The Alliance members announced last month that CGI would manage their banking, electronic payments, loan origination and member relations management (CRM) via the CGI Retail Financial Services Platform delivered in Application Service Provider (ASP) mode. The agreement is valued at (U.S.) $10 million.

The Okanagan IT Alliance was first assembled in 2000 by four of the member CUs "when there was quite a bit of frustration with CGI," Cronquist explained. "Communication between CGI and its credit unions just wasn't happening. CGI's focus was elsewhere."

Representing more than 132,000 members and $1 billion in assets, the alliance put pressure on CGI and made its voice heard.

"CGI took the alliance to heart, and now their credit union business is important to them," Cronquist continued. "They pay more attention to service."

In addition to saving on the IT platform, the alliance was appointed a dedicated CGI account manager. And in the bigger picture, alliance members are fortified in the struggle against banks and large CUs.

"There are different benefits for the larger credit unions and the smaller credit unions in the alliance," Cronquist said. "The smaller credit unions can't negotiate the way we do as a group."

The larger CUs in the alliance enjoy pooled knowledge and finances as they play out IT strategies. "We've got seven bright people in the group working towards better solutions in the end," he said. Membership at the CUs ranges from 4,500 at the smallest CU to 79,000 at Thompson Interior Savings CU.

With so many happy endings, it would seem that CU coalitions would be popping up everywhere. But the whole idea of a credit union coalition seems distinctively "Canadian", according to Rae Miles, president of Middleton, Wis.-based Open Financial Solutions, a nine-credit union U.S. alliance.

"It would be hard for credit unions in the States to go back and try to work in collective IT relationships now," Miles said, referring to the 1981 acquisition of IT-collaborative CUNADATA Corp. by Plano, Texas-based super-provider EDS, which was the doom of U.S. credit union alliances. "The Canadians are the envy of all of us," she added.

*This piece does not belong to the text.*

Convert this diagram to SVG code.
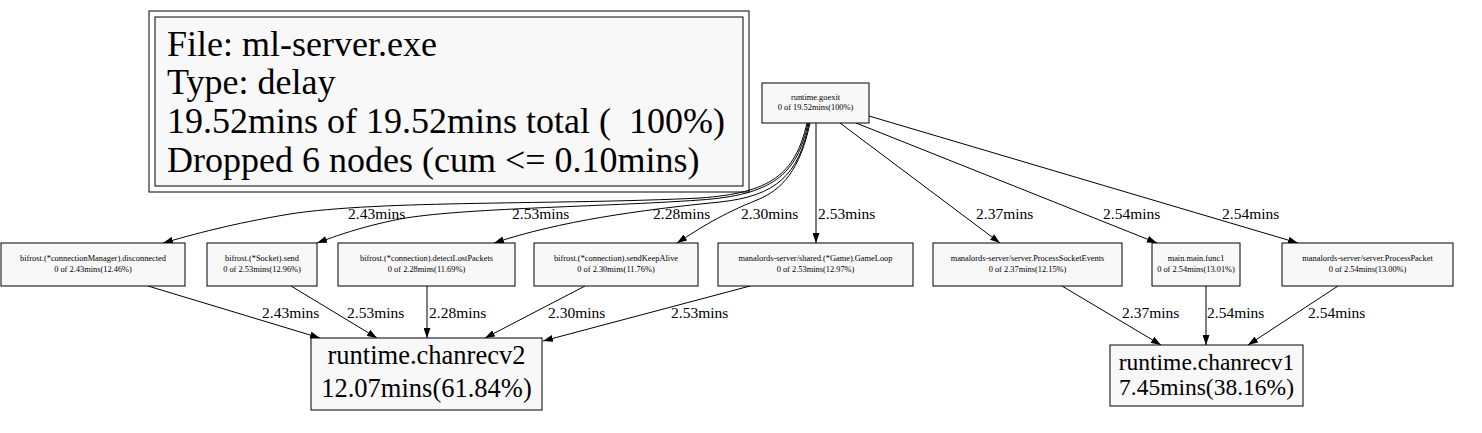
<svg xmlns="http://www.w3.org/2000/svg" width="1482" height="433" viewBox="0 0 1482 433">
<style>
text{font-family:'Liberation Serif','Times New Roman',Times,'DejaVu Serif',serif;fill:#000}
.box{fill:#f8f8f8;stroke:#000;stroke-width:1}
.sm{font-size:8.4px;text-anchor:middle}
.lbl{font-size:15.5px}
.edge{fill:none;stroke:#000;stroke-width:1;marker-end:url(#ah)}
</style>
<defs>
<marker id="ah" viewBox="0 0 10 7" refX="10" refY="3.5" markerWidth="10" markerHeight="7" markerUnits="userSpaceOnUse" orient="auto">
<path d="M0,0 L10,3.5 L0,7 Z" fill="#000"/>
</marker>
</defs>
<rect width="1482" height="433" fill="#fff"/>
<g id="legend">
<rect x="149" y="11" width="600" height="181" fill="none" stroke="#000"/>
<rect x="155" y="17" width="588" height="169" class="box"/>
<text x="167" y="56" font-size="36" font-family="Liberation Serif, serif">File: ml-server.exe</text>
<text x="167" y="94" font-size="36" font-family="Liberation Serif, serif">Type: delay</text>
<text x="167" y="133" font-size="36" font-family="Liberation Serif, serif" xml:space="preserve">19.52mins of 19.52mins total (  100%)</text>
<text x="167" y="172" font-size="36" font-family="Liberation Serif, serif">Dropped 6 nodes (cum &lt;= 0.10mins)</text>
</g>
<g id="edges">
<path class="edge" d="M807,123 C795,175 770,193 700,198 C560,205 380,200 290,214 C230,224 195,234 163,243"/>
<path class="edge" d="M808,123 C797,175 772,195 700,200 C600,207 460,208 400,219 C360,227 336,236 317,243"/>
<path class="edge" d="M809,123 C799,175 776,196 720,202 C640,210 560,221 494,243"/>
<path class="edge" d="M810,123 C800,170 782,190 757,200 C722,214 700,228 677,243"/>
<path class="edge" d="M816,123 L816,243"/>
<path class="edge" d="M840,123 L1000,243"/>
<path class="edge" d="M856,123 L1157,243"/>
<path class="edge" d="M869,116 L1298,243"/>
<path class="edge" d="M148,286 L320,338"/>
<path class="edge" d="M291,286 L377,338"/>
<path class="edge" d="M427,286 L427,338"/>
<path class="edge" d="M585,286 L485,338"/>
<path class="edge" d="M750,286 L543,341"/>
<path class="edge" d="M1062,286 L1161,345"/>
<path class="edge" d="M1206,286 L1206,345"/>
<path class="edge" d="M1338,286 L1248,345"/>
<text class="lbl" x="348" y="219">2.43mins</text>
<text class="lbl" x="512" y="219">2.53mins</text>
<text class="lbl" x="653" y="219">2.28mins</text>
<text class="lbl" x="741" y="219">2.30mins</text>
<text class="lbl" x="818" y="219">2.53mins</text>
<text class="lbl" x="976" y="219">2.37mins</text>
<text class="lbl" x="1103" y="219">2.54mins</text>
<text class="lbl" x="1222" y="219">2.54mins</text>
<text class="lbl" x="262" y="318">2.43mins</text>
<text class="lbl" x="347" y="318">2.53mins</text>
<text class="lbl" x="429" y="318">2.28mins</text>
<text class="lbl" x="548" y="318">2.30mins</text>
<text class="lbl" x="671" y="318">2.53mins</text>
<text class="lbl" x="1122" y="318">2.37mins</text>
<text class="lbl" x="1207" y="318">2.54mins</text>
<text class="lbl" x="1308" y="318">2.54mins</text>
</g>
<g id="goexit">
<rect x="762" y="83" width="107" height="40" class="box"/>
<text class="sm" x="815.5" y="100">runtime.goexit</text>
<text class="sm" x="815.5" y="110">0 of 19.52mins(100%)</text>
</g>
<g id="disconnected">
<rect x="1" y="243" width="184" height="43" class="box"/>
<text class="sm" x="93" y="261">bifrost.(*connectionManager).disconnected</text>
<text class="sm" x="93" y="272">0 of 2.43mins(12.46%)</text>
</g>
<g id="send">
<rect x="207" y="243" width="110" height="43" class="box"/>
<text class="sm" x="262" y="261">bifrost.(*Socket).send</text>
<text class="sm" x="262" y="272">0 of 2.53mins(12.96%)</text>
</g>
<g id="detectLostPackets">
<rect x="338" y="243" width="177" height="43" class="box"/>
<text class="sm" x="426.5" y="261">bifrost.(*connection).detectLostPackets</text>
<text class="sm" x="426.5" y="272">0 of 2.28mins(11.69%)</text>
</g>
<g id="sendKeepAlive">
<rect x="534" y="243" width="164" height="43" class="box"/>
<text class="sm" x="616" y="261">bifrost.(*connection).sendKeepAlive</text>
<text class="sm" x="616" y="272">0 of 2.30mins(11.76%)</text>
</g>
<g id="GameLoop">
<rect x="718" y="243" width="195" height="43" class="box"/>
<text class="sm" x="815.5" y="261">manalords-server/shared.(*Game).GameLoop</text>
<text class="sm" x="815.5" y="272">0 of 2.53mins(12.97%)</text>
</g>
<g id="ProcessSocketEvents">
<rect x="933" y="243" width="189" height="43" class="box"/>
<text class="sm" x="1027.5" y="261">manalords-server/server.ProcessSocketEvents</text>
<text class="sm" x="1027.5" y="272">0 of 2.37mins(12.15%)</text>
</g>
<g id="mainfunc1">
<rect x="1152" y="243" width="88" height="43" class="box"/>
<text class="sm" x="1196" y="261">main.main.func1</text>
<text class="sm" x="1196" y="272">0 of 2.54mins(13.01%)</text>
</g>
<g id="ProcessPacket">
<rect x="1282" y="243" width="171" height="43" class="box"/>
<text class="sm" x="1367.5" y="261">manalords-server/server.ProcessPacket</text>
<text class="sm" x="1367.5" y="272">0 of 2.54mins(13.00%)</text>
</g>
<g id="chanrecv2">
<rect x="311" y="338" width="231" height="72" class="box"/>
<text x="426.5" y="364" font-size="26.5" text-anchor="middle">runtime.chanrecv2</text>
<text x="426.5" y="397" font-size="26.5" text-anchor="middle">12.07mins(61.84%)</text>
</g>
<g id="chanrecv1">
<rect x="1110" y="345" width="193" height="61" class="box"/>
<text x="1206.5" y="370" font-size="23.5" text-anchor="middle">runtime.chanrecv1</text>
<text x="1206.5" y="395" font-size="23.5" text-anchor="middle">7.45mins(38.16%)</text>
</g>
</svg>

Meanwhile, the Okanagan IT Alliance isn't sitting on its success with CGI. Its mission "changes with the flow," Cronquist said.

"Our next project may be different," he continued. "We need to be flexible, with different leaders and champions for each project. We want to align our products and services, for example, with common product codes. Then we can centralize our IT departments with huge efficiencies as a result.

"At some point, we might just be one regional CU," Cronquist concluded. "For now, we've decided just to work together, and no matter what happens, the end result will be positive."